Toshiba Launches Auto CXPI Responder Chip With Built-In Logic Hardware

Toshiba recently announced that it will begin sampling a new CXPI-optimized responder interface IC for automotive applications. Standards like the Clock Extension Peripheral Interface (CXPI) respond to the push toward smarter, lighter, and more responsive automotive systems.

The TB9033FTG. 

The new TB9032FNG is a highly integrated driver receiver IC that acts as a driver and receiver for CXPI signals, enabling communication between various electronic control units (ECUs) within a vehicle's body control systems, such as steering wheel switches, meter clusters, and door locks. 

Toshiba's New Driver Receiver IC

Built on Complementary Diffused Metal Oxide Semiconductor (CDMOS) technology, the TB9032FNG operates over a wide voltage range of 7 V to 18 V while also interfacing with microcontrollers at 4.5 V to 5.5 V. It supports a maximum data rate of 20 kbps.

TB9032FNG block diagram

One of the TB9032FNG's main features is its fault detection capabilities. These include overheat detection with a threshold junction temperature of 150°C, undervoltage lockout (UVLO) for both BAT and VIO lines, and a dominant timeout feature that prevents bus contention. 

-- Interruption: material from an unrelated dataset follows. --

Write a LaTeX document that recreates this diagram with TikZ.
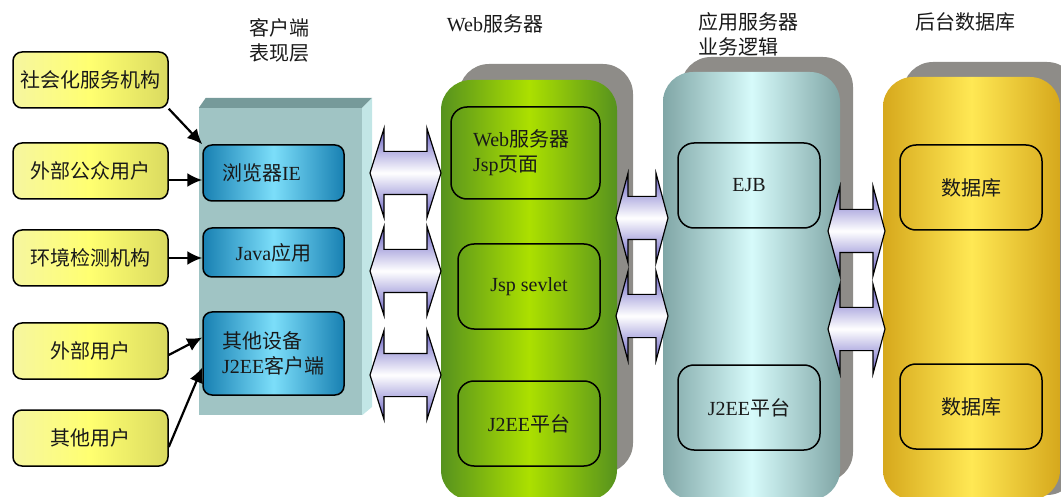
\documentclass[tikz,border=0pt]{standalone}
\usepackage{fontspec}
\setmainfont{Liberation Serif}
\newfontfamily\cjk{Noto Sans CJK SC}
\usetikzlibrary{shapes.arrows,arrows.meta,calc}
\newcommand{\zh}[1]{{\cjk #1}}
\definecolor{ylwA}{RGB}{246,246,160}
\definecolor{ylwB}{RGB}{255,255,112}
\definecolor{ylwC}{RGB}{218,218,96}
\definecolor{bluA}{RGB}{24,128,178}
\definecolor{bluB}{RGB}{124,222,250}
\definecolor{slabF}{RGB}{160,196,196}
\definecolor{slabT}{RGB}{118,154,154}
\definecolor{slabR}{RGB}{194,230,230}
\definecolor{grnA}{RGB}{86,146,30}
\definecolor{grnB}{RGB}{172,224,0}
\definecolor{tealA}{RGB}{128,166,166}
\definecolor{tealB}{RGB}{214,250,250}
\definecolor{goldA}{RGB}{214,168,28}
\definecolor{goldB}{RGB}{255,232,84}
\definecolor{shadow}{RGB}{142,140,136}
\definecolor{lavA}{RGB}{104,96,196}
\definecolor{txt}{RGB}{25,25,25}
\begin{document}
\begin{tikzpicture}[x=1pt, y=-1pt, font=\fontsize{20}{25}\selectfont,
    user/.style={draw, line width=1.5pt, rounded corners=9pt, minimum width=155, minimum height=56, inner sep=0,
        left color=ylwA, right color=ylwC, middle color=ylwB, text=txt},
    client/.style={draw, line width=1.5pt, rounded corners=9pt, minimum width=141, inner sep=0, text width=103, align=left,
        left color=bluA, right color=bluA, middle color=bluB, text=txt},
    colshadow/.style={fill=shadow, rounded corners=30pt, inner sep=0},
    column/.style={rounded corners=30pt, inner sep=0},
    part/.style={draw, line width=1.5pt, rounded corners=16pt, minimum width=142, minimum height=85, inner sep=0, text=txt},
    link/.style={double arrow, draw, line width=1.2pt, inner xsep=0, inner ysep=21, double arrow head extend=23,
        top color=lavA, bottom color=lavA, middle color=white},
    feed/.style={-{Latex[length=15pt,width=14pt]}, line width=2.2pt},
    head/.style={inner sep=0, text=txt}]
\useasboundingbox (0,0) rectangle (1061,497);
\clip (0,0) rectangle (1061,497);

% headers
\node[head, align=center] (hcl) at (279,40) {\zh{客户端}\\\zh{表现层}};
\node[head] (hweb) at (495,24) {Web\zh{服务器}};
\node[head, anchor=west, align=left] (happ) at (698,34.5) {\zh{应用服务器}\\\zh{业务逻辑}};
\node[head] (hdb) at (965,22) {\zh{后台数据库}};

% users
\node[user] (soc) at (90.5,80) {\zh{社会化服务机构}};
\node[user] (pub) at (90.5,171) {\zh{外部公众用户}};
\node[user] (env) at (90.5,258) {\zh{环境检测机构}};
\node[user] (ext) at (90.5,351) {\zh{外部用户}};
\node[user] (oth) at (90.5,438) {\zh{其他用户}};

% client slab
\node[fill=slabF, minimum width=163, minimum height=307, inner sep=0] (slab) at (280.5,261.5) {};
\fill[slabT] (slab.north west) -- ++(7,-10) -- ($(slab.north east)+(10,-10)$) -- (slab.north east) -- cycle;
\fill[slabR] (slab.north east) -- ++(10,-10) -- ++(0,309) -- (slab.south east) -- cycle;
\node[client, minimum height=56] (ie) at (273.5,173) {\zh{浏览器}IE};
\node[client, minimum height=49, align=center] (java) at (273.5,252.5) {Java\zh{应用}};
\node[client, minimum height=83] (other) at (273.5,353.5) {\zh{其他设备}\\J2EE\zh{客户端}};

\draw[feed] (soc.south east) -- (ie.north west);
\draw[feed] ([yshift=-9pt]pub.east) -- ([yshift=-7pt]ie.west);
\draw[feed] (env.east) -- (env.east -| java.west);
\draw[feed] ([yshift=-4pt]ext.east) -- ([yshift=16pt]other.west);
\draw[feed] ([yshift=-9pt]oth.east) -- ([yshift=-14pt]other.west);

% web server
\node[colshadow, minimum width=174, minimum height=409] (webS) at (546,268.5) {};
\node[column, left color=grnA, right color=grnA, middle color=grnB, minimum width=176, minimum height=420] (web) at (529,290) {};
\node[part, minimum width=149, minimum height=92, text width=105, align=left] (jsp) at (525.5,153) {Web\zh{服务器}\\Jsp\zh{页面}};
\node[part] (servlet) at (529,286.5) {Jsp sevlet};
\node[part] (webj) at (529,423.5) {J2EE\zh{平台}};

% application server
\node[colshadow, minimum width=172, minimum height=425] (appS) at (767,269.5) {};
\node[column, left color=tealA, right color=tealA, middle color=tealB, minimum width=177, minimum height=428] (app) at (751.5,286) {};
\node[part] (ejb) at (749,185.5) {EJB};
\node[part] (appj) at (749,407.5) {J2EE\zh{平台}};

% database
\node[colshadow, minimum width=174, minimum height=433] (dbS) at (990,278.5) {};
\node[column, left color=goldA, right color=goldA, middle color=goldB, minimum width=177, minimum height=423] (db) at (971.5,288.5) {};
\node[part] (db1) at (971,187.5) {\zh{数据库}};
\node[part] (db2) at (971,406.5) {\zh{数据库}};

% links
\node[link, minimum height=71, double arrow tip angle=145] (l1) at (405.5,173) {};
\node[link, minimum height=71, double arrow tip angle=145] (l2) at (405.5,271) {};
\node[link, minimum height=71, double arrow tip angle=145] (l3) at (405.5,375) {};
\node[link, minimum height=52, double arrow tip angle=150] (m1) at (642,218) {};
\node[link, minimum height=52, double arrow tip angle=150] (m2) at (642,316) {};
\node[link, minimum height=57, double arrow tip angle=150] (r1) at (856.5,231) {};
\node[link, minimum height=57, double arrow tip angle=150] (r2) at (856.5,329) {};
\end{tikzpicture}
\end{document}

The chip also supports multiple modes of operation, including sleep mode for power conservation and wake-up transmission mode to resume communication quickly when necessary. In sleep mode, the IC's power consumption is significantly reduced, drawing as little as 5 μA from the BAT pin as opposed to 10 mA under normal operation. 

The CXPI Standard

CXPI is an advanced automotive communication standard formally recognized under ISO 20794. Designed to optimize automotive sub-networks, CXPI addresses the limitations of traditional communication protocols, like the Local Interconnect Network (LIN), by providing a more efficient and responsive system. 

CXPI positioning

CXPI operates through a multiplex communication method that enables two-way data exchange between a commander node and multiple responder nodes. Unlike LIN, which relies on periodic transmissions initiated by the commander, CXPI enables both the commander and responder nodes to initiate communication.  

The standard also supports large-capacity data transfer and high-speed response, which are vital for handling the complex data streams generated by today’s advanced automotive systems. Additionally, by reducing the wiring harnesses, CXPI helps decrease vehicle weight.

Evolving Automotive Communications

As modern cars integrate more electronic control units (ECUs) for various functions like body control, steering, and safety systems, robust, high-speed communication protocols are becoming more necessary. Adopting standards like CXPI is part of an effort toward smarter and more streamlined vehicle networks. As these technologies mature and are supported by solutions like Toshiba’s TB9032FNG, they may lead to automotive networks that are more resilient and adaptable.